- TO BE DONE:
Retype only what runs from the first line of the listing to the line holding "const aFieldY = [88, 17, 2.93];", both included. Do not retype the pictures.

=== INFORMATION SHOWN ===

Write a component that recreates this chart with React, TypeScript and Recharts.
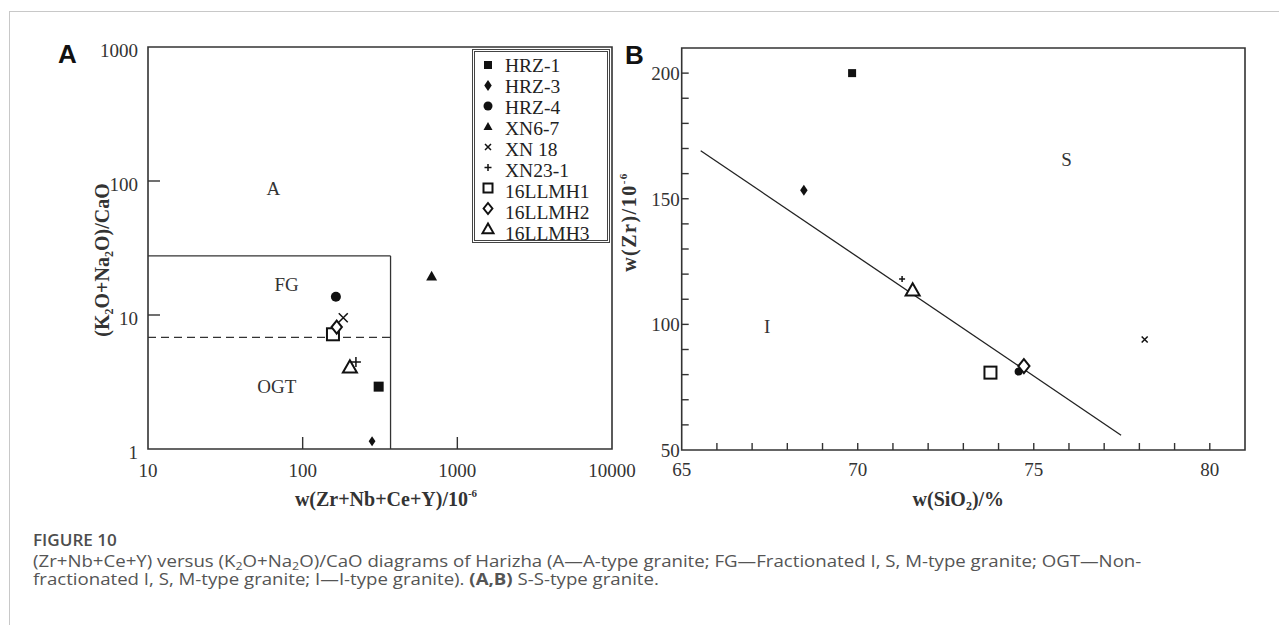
import React from "react";
import {
  ScatterChart,
  Scatter,
  XAxis,
  YAxis,
  ReferenceLine,
  ReferenceArea,
  ReferenceDot,
  Legend,
} from "recharts";

// samples, same order in both panels
const sampleNames = ["HRZ-1", "HRZ-3", "HRZ-4", "XN6-7", "XN 18", "XN23-1", "16LLMH1", "16LLMH2", "16LLMH3"];
const markerKinds = ["sq", "dia", "cir", "tri", "x", "plus", "osq", "odia", "otri"];

// panel A: (Zr+Nb+Ce+Y) vs (K2O+Na2O)/CaO, log-log
const aZrNbCeY = [310, 281, 164, 682, 183, 221, 157, 166, 202];
const aAlkCaO = [2.92, 1.14, 13.7, 19.5, 9.55, 4.45, 7.18, 8.13, 4.08];
const aXTicks = [10, 100, 1000, 10000];
const aYTicks = [1, 10, 100, 1000];
const aBoxX = 370;
const aBoxTop = 27.6;
const aDashY = 6.8;
const aFieldNames = ["A", "FG", "OGT"];
const aFieldX = [64.6, 78.8, 68];
const aFieldY = [88, 17, 2.93];

// panel B: SiO2 vs Zr
const bSiO2 = [69.84, 68.47, 74.57, null, 78.15, 71.26, 73.77, 74.72, 71.56];
const bZr = [200, 153.4, 81.2, null, 94.0, 118.1, 80.8, 83.4, 113.6];
const bXTicks = [65, 66, 67, 68, 69, 70, 71, 72, 73, 74, 75, 76, 77, 78, 79, 80];
const bYTicks = [50, 60, 70, 80, 90, 100, 110, 120, 130, 140, 150, 160, 170, 180, 190, 200];
const bDividerX = [65.54, 77.48];
const bDividerY = [169.1, 55.9];
const bFieldNames = ["S", "I"];
const bFieldX = [75.93, 67.43];
const bFieldY = [165.6, 99.3];

const INK = "#111";
const LINE = "#333";
const SERIF = "'Liberation Serif', 'Times New Roman', serif";
const tickFont = { fontFamily: SERIF, fontSize: 19, fill: "#333" };

const sizeA: Record<string, number> = { sq: 10, dia: 10, cir: 10, tri: 11, x: 9, plus: 10, osq: 14, odia: 13, otri: 14 };
const sizeB: Record<string, number> = { sq: 8, dia: 11, cir: 8, tri: 10, x: 6, plus: 6, osq: 14, odia: 14, otri: 14 };
const sizeLegend: Record<string, number> = { sq: 8, dia: 11, cir: 9, tri: 9, x: 6, plus: 7, osq: 11, odia: 11, otri: 11 };

function Marker({ kind, cx, cy, s }: { kind: string; cx: number; cy: number; s: number }) {
  const h = s / 2;
  switch (kind) {
    case "sq":
      return <rect x={cx - h} y={cy - h} width={s} height={s} fill={INK} />;
    case "dia":
      return <polygon points={`${cx},${cy - h} ${cx + h * 0.68},${cy} ${cx},${cy + h} ${cx - h * 0.68},${cy}`} fill={INK} />;
    case "cir":
      return <circle cx={cx} cy={cy} r={h} fill={INK} />;
    case "tri":
      return <polygon points={`${cx},${cy - h} ${cx + h},${cy + h * 0.8} ${cx - h},${cy + h * 0.8}`} fill={INK} />;
    case "x":
      return <path d={`M${cx - h},${cy - h}L${cx + h},${cy + h}M${cx - h},${cy + h}L${cx + h},${cy - h}`} stroke={INK} strokeWidth={1.5} />;
    case "plus":
      return <path d={`M${cx - h},${cy}L${cx + h},${cy}M${cx},${cy - h}L${cx},${cy + h}`} stroke={INK} strokeWidth={1.5} />;
    case "osq":
      return <rect x={cx - h + 1} y={cy - h + 1} width={s - 2} height={s - 2} fill="#fff" stroke={INK} strokeWidth={2} />;
    case "odia":
      return <polygon points={`${cx},${cy - h} ${cx + h * 0.8},${cy} ${cx},${cy + h} ${cx - h * 0.8},${cy}`} fill="#fff" stroke={INK} strokeWidth={2} />;
    case "otri":
      return <polygon points={`${cx},${cy - h} ${cx + h},${cy + h * 0.75} ${cx - h},${cy + h * 0.75}`} fill="#fff" stroke={INK} strokeWidth={2} />;
    default:
      return null;
  }
}

const aSeries = sampleNames.map((name, i) => ({ name, kind: markerKinds[i], data: [{ x: aZrNbCeY[i], y: aAlkCaO[i] }] }));
const bSeries = sampleNames
  .map((name, i) => ({ name, kind: markerKinds[i], data: bSiO2[i] == null ? [] : [{ x: bSiO2[i] as number, y: bZr[i] as number }] }))
  .filter((s) => s.data.length > 0);

const fieldLabel = (value: string) => ({
  value,
  position: "center" as const,
  fontFamily: SERIF,
  fontSize: 19,
  fill: "#333",
});

// legend keeps the sample order (recharts would sort it by name)
const renderLegend = () => (
  <div style={{ width: 138, height: 194, border: "3px double #444", boxSizing: "border-box", background: "#fff", position: "relative" }}>
    <svg width={132} height={190} style={{ position: "absolute", left: 0, top: 0, overflow: "visible" }}>
      {sampleNames.map((name, i) => {
        const kind = markerKinds[i];
        return (
          <g key={name}>
            <Marker kind={kind} cx={13} cy={13 + i * 20.5} s={sizeLegend[kind]} />
            <text x={30} y={20 + i * 21} style={{ fontFamily: SERIF, fontSize: 19.5, fill: "#222" }}>
              {name}
            </text>
          </g>
        );
      })}
    </svg>
  </div>
);

// Panel A ticks: inward marks at the inner decades, labels outside
const aXTick = (p: any) => {
  const v = p.payload.value;
  const inner = v !== aXTicks[0] && v !== aXTicks[aXTicks.length - 1];
  return (
    <g>
      {inner && <line x1={p.x} x2={p.x} y1={p.y} y2={p.y - 12} stroke={LINE} strokeWidth={1.4} />}
      <text x={p.x} y={p.y + 28} textAnchor="middle" style={tickFont}>
        {v}
      </text>
    </g>
  );
};
const aYTick = (p: any) => {
  const v = p.payload.value;
  const inner = v !== aYTicks[0] && v !== aYTicks[aYTicks.length - 1];
  return (
    <g>
      {inner && <line x1={p.x} x2={p.x + 12} y1={p.y} y2={p.y} stroke={LINE} strokeWidth={1.4} />}
      <text x={p.x - 10} y={p.y + 10} textAnchor="end" style={tickFont}>
        {v}
      </text>
    </g>
  );
};

const bXTick = (p: any) => {
  const v = p.payload.value;
  return (
    <g>
      {v !== bXTicks[0] && <line x1={p.x} x2={p.x} y1={p.y} y2={p.y - 7} stroke={LINE} strokeWidth={1.4} />}
      {v % 5 === 0 && (
        <text x={p.x} y={p.y + 26} textAnchor="middle" style={tickFont}>
          {v}
        </text>
      )}
    </g>
  );
};
const bYTick = (p: any) => {
  const v = p.payload.value;
  return (
    <g>
      {v !== bYTicks[0] && <line x1={p.x} x2={p.x + 7} y1={p.y} y2={p.y} stroke={LINE} strokeWidth={1.4} />}
      {v % 50 === 0 && (
        <text x={p.x - 2} y={p.y + 7} textAnchor="end" style={tickFont}>
          {v}
        </text>
      )}
    </g>
  );
};

const titleStyle = { fontFamily: SERIF, fontSize: 20, fontWeight: 700, fill: "#333" };

const aXTitle = ({ viewBox }: any) => (
  <text x={viewBox.x + viewBox.width / 2 + 6} y={viewBox.y + 57} textAnchor="middle" style={titleStyle}>
    w(Zr+Nb+Ce+Y)/10
    <tspan fontSize={11} dy={-9}>-6</tspan>
  </text>
);
const aYTitle = ({ viewBox }: any) => {
  const tx = viewBox.x + 1;
  const ty = viewBox.y + viewBox.height / 2 + 12;
  return (
    <text x={tx} y={ty} transform={`rotate(-90 ${tx} ${ty})`} textAnchor="middle" style={titleStyle}>
      (K<tspan fontSize={12} dy={4}>2</tspan>
      <tspan dy={-4}>O+Na</tspan>
      <tspan fontSize={12} dy={4}>2</tspan>
      <tspan dy={-4}>O)/CaO</tspan>
    </text>
  );
};
const bXTitle = ({ viewBox }: any) => (
  <text x={viewBox.x + viewBox.width / 2 - 5} y={viewBox.y + 56} textAnchor="middle" style={titleStyle}>
    w(SiO<tspan fontSize={12} dy={4}>2</tspan>
    <tspan dy={-4}>)/%</tspan>
  </text>
);
const bYTitle = ({ viewBox }: any) => {
  const tx = viewBox.x - 6;
  const ty = viewBox.y + viewBox.height / 2 - 27;
  return (
    <text x={tx} y={ty} transform={`rotate(-90 ${tx} ${ty})`} textAnchor="middle" style={{ ...titleStyle, letterSpacing: 1.5 }}>
      w(Zr)/10
      <tspan fontSize={11} dy={-9}>-6</tspan>
    </text>
  );
};

function PanelA() {
  return (
    <ScatterChart width={640} height={520} margin={{ top: 47, right: 28, bottom: 41, left: 108 }}>
      <XAxis
        dataKey="x"
        type="number"
        scale="log"
        domain={[10, 10000]}
        ticks={aXTicks}
        interval={0}
        allowDataOverflow
        axisLine={false}
        tickLine={false}
        tickSize={0}
        tickMargin={0}
        tick={aXTick}
        height={30}
        label={aXTitle}
      />
      <YAxis
        dataKey="y"
        type="number"
        scale="log"
        domain={[1, 1000]}
        ticks={aYTicks}
        interval={0}
        allowDataOverflow
        axisLine={false}
        tickLine={false}
        tickSize={0}
        tickMargin={0}
        tick={aYTick}
        width={40}
        label={aYTitle}
      />
      <ReferenceArea x1={10} x2={10000} y1={1} y2={1000} fill="none" stroke={LINE} strokeWidth={1.6} ifOverflow="visible" />
      <ReferenceLine segment={[{ x: 10, y: aBoxTop }, { x: aBoxX, y: aBoxTop }]} stroke={LINE} strokeWidth={1.3} />
      <ReferenceLine segment={[{ x: aBoxX, y: 1 }, { x: aBoxX, y: aBoxTop }]} stroke={LINE} strokeWidth={1.3} />
      <ReferenceLine segment={[{ x: 10, y: aDashY }, { x: aBoxX, y: aDashY }]} stroke={LINE} strokeWidth={1.3} strokeDasharray="8 5" />
      {aFieldNames.map((n, i) => (
        <ReferenceDot key={n} x={aFieldX[i]} y={aFieldY[i]} r={0} stroke="none" fill="none" label={fieldLabel(n)} />
      ))}
      <Legend
        layout="vertical"
        align="center"
        verticalAlign="middle"
        content={renderLegend}
        wrapperStyle={{ left: 472, top: 49, width: 138, height: 194 }}
      />
      {aSeries.map((s) => (
        <Scatter
          key={s.name}
          name={s.name}
          data={s.data}
          isAnimationActive={false}
          shape={(p: any) => <Marker kind={s.kind} cx={p.cx} cy={p.cy} s={sizeA[s.kind]} />}
        />
      ))}
    </ScatterChart>
  );
}

function PanelB() {
  return (
    <ScatterChart width={679} height={520} margin={{ top: 48, right: 34, bottom: 40, left: 41.7 }}>
      <XAxis
        dataKey="x"
        type="number"
        domain={[65, 81]}
        ticks={bXTicks}
        interval={0}
        allowDataOverflow
        axisLine={false}
        tickLine={false}
        tickSize={0}
        tickMargin={0}
        tick={bXTick}
        height={30}
        label={bXTitle}
      />
      <YAxis
        dataKey="y"
        type="number"
        domain={[50, 210]}
        ticks={bYTicks}
        interval={0}
        allowDataOverflow
        axisLine={false}
        tickLine={false}
        tickSize={0}
        tickMargin={0}
        tick={bYTick}
        width={40}
        label={bYTitle}
      />
      <ReferenceArea x1={65} x2={81} y1={50} y2={210} fill="none" stroke={LINE} strokeWidth={1.6} ifOverflow="visible" />
      <ReferenceLine
        segment={[{ x: bDividerX[0], y: bDividerY[0] }, { x: bDividerX[1], y: bDividerY[1] }]}
        stroke="#222"
        strokeWidth={1.3}
      />
      {bFieldNames.map((n, i) => (
        <ReferenceDot key={n} x={bFieldX[i]} y={bFieldY[i]} r={0} stroke="none" fill="none" label={fieldLabel(n)} />
      ))}
      {bSeries.map((s) => (
        <Scatter
          key={s.name}
          name={s.name}
          data={s.data}
          isAnimationActive={false}
          shape={(p: any) => <Marker kind={s.kind} cx={p.cx} cy={p.cy} s={sizeB[s.kind]} />}
        />
      ))}
    </ScatterChart>
  );
}

const capFont = "'Open Sans', 'Noto Sans', sans-serif";
const capStyle = { fontFamily: capFont, fontSize: 16.5, fill: "#555" };

export default function App() {
  return (
    <div style={{ position: "absolute", left: 0, top: 0, width: 1279, height: 625, background: "#fff", overflow: "hidden" }}>
      <div style={{ position: "absolute", left: 0, top: 0 }}>
        <PanelA />
      </div>
      <div style={{ position: "absolute", left: 600, top: 0 }}>
        <PanelB />
      </div>
      <svg width={1279} height={625} style={{ position: "absolute", left: 0, top: 0, pointerEvents: "none" }}>
        <line x1={9} y1={11.5} x2={1279} y2={11.5} stroke="#c8c8c8" strokeWidth={1} />
        <line x1={9.5} y1={11} x2={9.5} y2={625} stroke="#c8c8c8" strokeWidth={1} />
        <text x={58} y={63} style={{ fontFamily: "'Liberation Sans', Arial, sans-serif", fontWeight: 700, fontSize: 26, fill: "#111" }}>A</text>
        <text x={625} y={64} style={{ fontFamily: "'Liberation Sans', Arial, sans-serif", fontWeight: 700, fontSize: 26, fill: "#111" }}>B</text>
        <g transform="translate(33,546) scale(1.07,1)">
          <text x={0} y={0} style={{ fontFamily: capFont, fontWeight: 600, fontSize: 16, fill: "#4d4d4d" }}>FIGURE 10</text>
        </g>
        <g transform="translate(33,567) scale(1.13,1)">
          <text x={0} y={0} style={capStyle}>
            (Zr+Nb+Ce+Y) versus (K<tspan fontSize={11} dy={3}>2</tspan>
            <tspan dy={-3}>O+Na</tspan>
            <tspan fontSize={11} dy={3}>2</tspan>
            <tspan dy={-3}>O)/CaO diagrams of Harizha (A—A-type granite; FG—Fractionated I, S, M-type granite; OGT—Non-</tspan>
          </text>
        </g>
        <g transform="translate(33,585) scale(1.13,1)">
          <text x={0} y={0} style={capStyle}>
            fractionated I, S, M-type granite; I—I-type granite). <tspan fontWeight={700}>(A,B)</tspan> S-S-type granite.
          </text>
        </g>
      </svg>
    </div>
  );
}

===

- EXERCISE SOLUTION:
Write a component that recreates this chart with React, TypeScript and Recharts.
import React from "react";
import {
  ScatterChart,
  Scatter,
  XAxis,
  YAxis,
  ReferenceLine,
  ReferenceArea,
  ReferenceDot,
  Legend,
} from "recharts";

// samples, same order in both panels
const sampleNames = ["HRZ-1", "HRZ-3", "HRZ-4", "XN6-7", "XN 18", "XN23-1", "16LLMH1", "16LLMH2", "16LLMH3"];
const markerKinds = ["sq", "dia", "cir", "tri", "x", "plus", "osq", "odia", "otri"];

// panel A: (Zr+Nb+Ce+Y) vs (K2O+Na2O)/CaO, log-log
const aZrNbCeY = [310, 281, 164, 682, 183, 221, 157, 166, 202];
const aAlkCaO = [2.92, 1.14, 13.7, 19.5, 9.55, 4.45, 7.18, 8.13, 4.08];
const aXTicks = [10, 100, 1000, 10000];
const aYTicks = [1, 10, 100, 1000];
const aBoxX = 370;
const aBoxTop = 27.6;
const aDashY = 6.8;
const aFieldNames = ["A", "FG", "OGT"];
const aFieldX = [64.6, 78.8, 68];
const aFieldY = [88, 17, 2.93];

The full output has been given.